The second motivation, a common management platform, is more illusory than real. To be sure, the networks can be consolidated into a single data network, but introducing voice into the IP network complicates things. New protocols must be learned; gateway and gatekeeper functions, which are discussed later, must be managed; and router setup is complicated by the need to prioritize time-sensitive traffic. Managers are not insulated from the need to learn voice traffic management because elements such as gateways are potential choke points in the VOIP network.
Some vendors also suggest other reasons for VOIP. For example, the IP telephone can plug directly into an Ethernet wall jack and the desktop computer plugs into the telephone, so both can share the same wire run. In some isolated instances, this is beneficial, but the conditions are rare in which shared wire saves much. Offices that have been wired to the EIA/TIA 568 standards (http://www.tiaonline.org/) already have two or more wire runs. If the office is being newly wired, little is saved by reducing the second wire because the incremental labor and cost of the second wire run is much lower than the first. Wire congestion at the equipment room is, however, reduced.

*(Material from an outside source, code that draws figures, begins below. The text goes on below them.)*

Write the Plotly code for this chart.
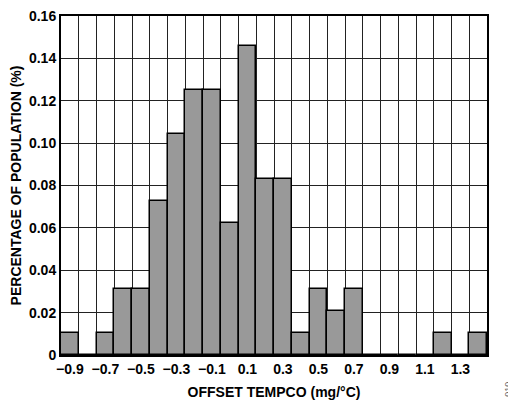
import plotly.graph_objects as go

bin_centers = [-0.9, -0.8, -0.7, -0.6, -0.5, -0.4, -0.3, -0.2, -0.1, 0.0, 0.1, 0.2,
               0.3, 0.4, 0.5, 0.6, 0.7, 0.8, 0.9, 1.0, 1.1, 1.2, 1.3, 1.4]
percentages = [0.0104, 0.0, 0.0104, 0.0312, 0.0312, 0.0729, 0.1042, 0.125, 0.125, 0.0625,
               0.1458, 0.0833, 0.0833, 0.0104, 0.0312, 0.0208, 0.0312, 0.0, 0.0, 0.0,
               0.0, 0.0104, 0.0, 0.0104]
x_tick_vals = [-0.9, -0.7, -0.5, -0.3, -0.1, 0.1, 0.3, 0.5, 0.7, 0.9, 1.1, 1.3]
x_tick_text = ["\u22120.9", "\u22120.7", "\u22120.5", "\u22120.3", "\u22120.1", "0.1",
               "0.3", "0.5", "0.7", "0.9", "1.1", "1.3"]
y_tick_vals = [0, 0.02, 0.04, 0.06, 0.08, 0.10, 0.12, 0.14, 0.16]
y_tick_text = ["0", "0.02", "0.04", "0.06", "0.08", "0.10", "0.12", "0.14", "0.16"]

FONT = "Arial, Liberation Sans, Helvetica, sans-serif"

fig = go.Figure()
fig.add_trace(go.Bar(
    x=bin_centers, y=percentages, width=0.1,
    marker=dict(color="#999999", line=dict(color="#000000", width=1.5)),
    hoverinfo="skip",
))

fig.update_layout(
    width=508, height=393,
    margin=dict(l=53, r=29, t=8, b=46),
    paper_bgcolor="white", plot_bgcolor="white",
    showlegend=False,
    font=dict(family=FONT, size=14, color="#000000"),
    bargap=0,
)
fig.update_xaxes(
    range=[-0.95, 1.45], automargin=False,
    tickvals=x_tick_vals, ticktext=x_tick_text,
    tickfont=dict(family=FONT, size=14, weight="bold", color="#000000"),
    ticklabeloverflow="allow",
    showgrid=False, ticks="", ticklen=0,
    minor=dict(tick0=-0.95, dtick=0.1, showgrid=True, gridcolor="#222222", gridwidth=1, ticks=""),
    showline=True, linecolor="#000000", linewidth=2, mirror=True,
    zeroline=False,
    title=dict(text="OFFSET TEMPCO (mg/\u00b0C)", font=dict(family=FONT, size=14, weight="bold"), standoff=11),
)
fig.update_yaxes(
    range=[0, 0.16], automargin=False,
    tickvals=y_tick_vals, ticktext=y_tick_text,
    tickfont=dict(family=FONT, size=14, weight="bold", color="#000000"),
    ticklabeloverflow="allow",
    showgrid=True, gridcolor="#222222", gridwidth=1, ticks="",
    showline=True, linecolor="#000000", linewidth=2, mirror=True,
    zeroline=False,
    title=dict(text="PERCENTAGE OF POPULATION (%)", font=dict(family=FONT, size=14, weight="bold"), standoff=6),
)
fig.add_annotation(
    text="010", xref="paper", yref="paper", x=1.049, y=-0.1,
    xanchor="center", yanchor="middle",
    showarrow=False, textangle=-90,
    font=dict(family=FONT, size=9, color="#666666"),
)

fig.write_html("out.html")
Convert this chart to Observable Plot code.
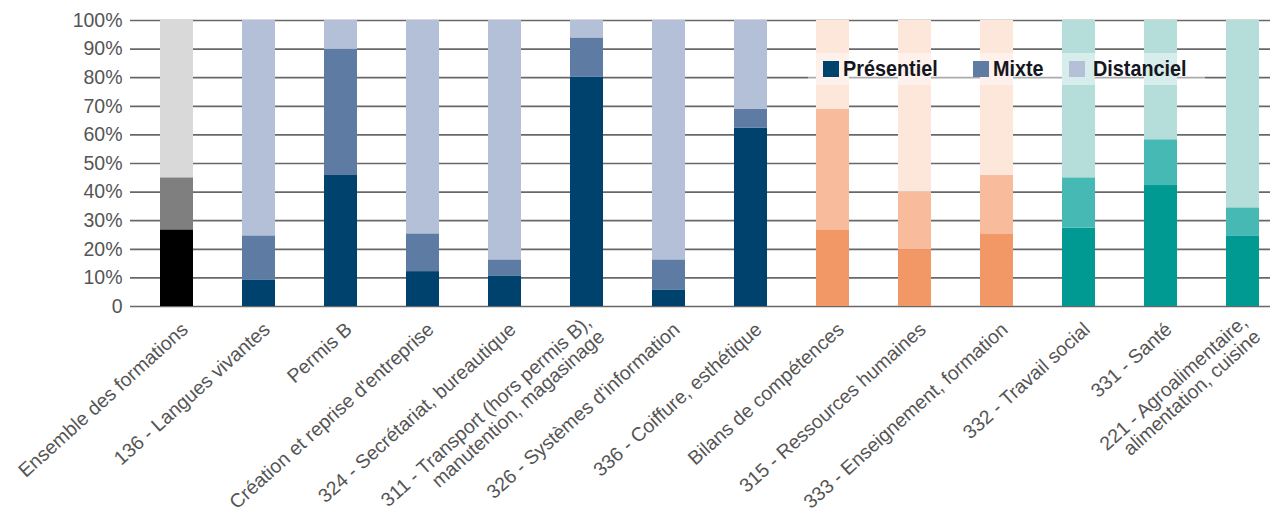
<!DOCTYPE html>
<html><head><meta charset="utf-8">
<script src="https://cdn.jsdelivr.net/npm/d3@7"></script>
<script src="https://cdn.jsdelivr.net/npm/@observablehq/plot@0.6"></script>
<style>
body{margin:0;background:#fff;}
#wrap{position:relative;width:1284px;height:521px;overflow:hidden;}
.legend{position:absolute;left:808px;top:53px;width:397px;height:32px;background:rgba(255,255,255,0.45);font-family:"Liberation Sans",Arial,sans-serif;font-weight:bold;font-size:22px;color:#15171f;}
.item{position:absolute;top:0;height:32px;display:flex;align-items:center;white-space:nowrap;}
.sw{width:16px;height:16px;margin-right:4px;flex:none;}
.tx{display:inline-block;transform:scaleX(0.9);transform-origin:left center;}
</style></head><body><div id="wrap"></div>
<script>
const categories = [
  "Ensemble des formations",
  "136 - Langues vivantes",
  "Permis B",
  "Création et reprise d'entreprise",
  "324 - Secrétariat, bureautique",
  "311 - Transport (hors permis B),\nmanutention, magasinage",
  "326 - Systèmes d'information",
  "336 - Coiffure, esthétique",
  "Bilans de compétences",
  "315 - Ressources humaines",
  "333 - Enseignement, formation",
  "332 - Travail social",
  "331 - Santé",
  "221 - Agroalimentaire,\nalimentation, cuisine"
];
const families = ["ensemble","bleu","bleu","bleu","bleu","bleu","bleu","bleu","orange","orange","orange","vert","vert","vert"];
const modes = ["Présentiel", "Mixte", "Distanciel"];
const presentiel = [26.8, 9.3, 45.8, 12.2, 10.7, 80.2, 5.8, 62.4, 26.8, 19.9, 25.4, 27.4, 42.3, 24.7];
const mixte      = [18.2, 15.4, 44.1, 13.2, 5.6, 13.7, 10.5, 6.5, 42.1, 20.1, 20.4, 17.6, 16.0, 9.8];
const distanciel = [55.0, 75.3, 10.1, 74.6, 83.7, 6.1, 83.7, 31.1, 31.1, 60.0, 54.2, 55.0, 41.7, 65.5];
const yTicks = [0, 10, 20, 30, 40, 50, 60, 70, 80, 90, 100];
const yTickLabels = ["0", "10%", "20%", "30%", "40%", "50%", "60%", "70%", "80%", "90%", "100%"];

const palette = {
  ensemble: ["#000000", "#7f7f7f", "#d9d9d9"],
  bleu: ["#00426e", "#5e7ca3", "#b4bfd8"],
  orange: ["#f29766", "#f8bc9c", "#fde6da"],
  vert: ["#009a92", "#47b9b4", "#b5dedb"]
};

const series = [presentiel, mixte, distanciel];
const table = [];
categories.forEach((c, i) => {
  modes.forEach((m, j) => {
    table.push({cat: c, mode: m, value: series[j][i], color: palette[families[i]][j]});
  });
});

const font = `"Liberation Sans", Arial, sans-serif`;

const chart = Plot.plot({
  width: 1284,
  height: 521,
  marginTop: 20,
  marginBottom: 215,
  marginLeft: 130,
  marginRight: 14,
  style: {fontFamily: font, background: "#fff"},
  x: {type: "band", domain: categories, paddingInner: 0.6, paddingOuter: 0, insetLeft: 26, insetRight: 7, label: null},
  y: {domain: [0, 100], label: null},
  color: {type: "identity"},
  marks: [
    Plot.ruleY(yTicks, {stroke: "#686868", strokeWidth: 1.7}),
    Plot.barY(table, {x: "cat", y: "value", fill: "color", order: null}),
    Plot.axisY(yTicks, {
      tickSize: 0, tickPadding: 8,
      tickFormat: (d) => yTickLabels[yTicks.indexOf(d)],
      fontSize: 19.5, fill: "#555", label: null
    }),
    Plot.axisX({
      tickSize: 0, tickRotate: -42, tickPadding: 0,
      fontSize: 19.5, fill: "#555", label: null,
      dx: 8, dy: 20
    })
  ]
});

document.getElementById("wrap").appendChild(chart);

const legend = document.createElement("div");
legend.className = "legend";
const legendLeft = [15, 165, 261];
modes.forEach((m, j) => {
  const it = document.createElement("div");
  it.className = "item";
  it.style.left = legendLeft[j] + "px";
  const sw = document.createElement("span");
  sw.className = "sw";
  sw.style.background = palette.bleu[j];
  if (j === 2) sw.style.marginRight = "8px";
  const tx = document.createElement("span");
  tx.className = "tx";
  tx.textContent = m;
  it.appendChild(sw); it.appendChild(tx);
  legend.appendChild(it);
});
document.getElementById("wrap").appendChild(legend);
</script>
</body></html>
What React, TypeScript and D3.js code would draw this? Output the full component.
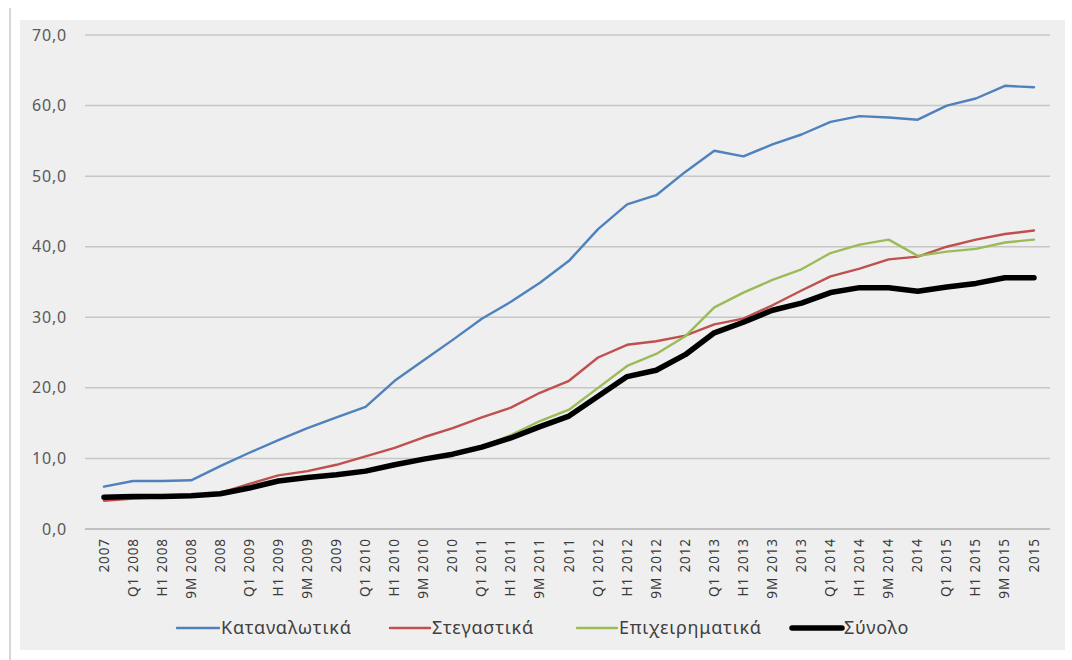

The real value of VOIP lies in some interesting applications that are difficult or impossible with traditional networks. This book will discuss many of these. VOIP can be expected to be an important force in telecommunications technology, but it will not replace the PSTN in the foreseeable future; not perhaps ever. Users should not hesitate to purchase private branch exchanges (PBXs) for fear that they will soon be made obsolete by VOIP or the IP PBX. To the contrary, nearly all PBX manufacturers are adapting their products to support VOIP in manners that we will discuss.
To succeed in a totally converged network, VOIP must emulate the PSTN. Note that replicating the PSTN is not the issue. VOIP will be successful only if it provides enough increased value to make it worth the cost and effort for carriers to change their networks. To be attractive, the value must tilt in favor of VOIP as a result of cost reductions or service enhancements. The cost-reduction side of the equation is the least likely to prove successful. Although VOIP makes more efficient use of bandwidth, it comes about only through complexities that only a narrow spectrum of users and service providers will find attractive and only because of the cost-reduction potential. The service-side equation is where the industry needs to focus because VOIP enables services that are difficult or impossible to achieve on the PSTN.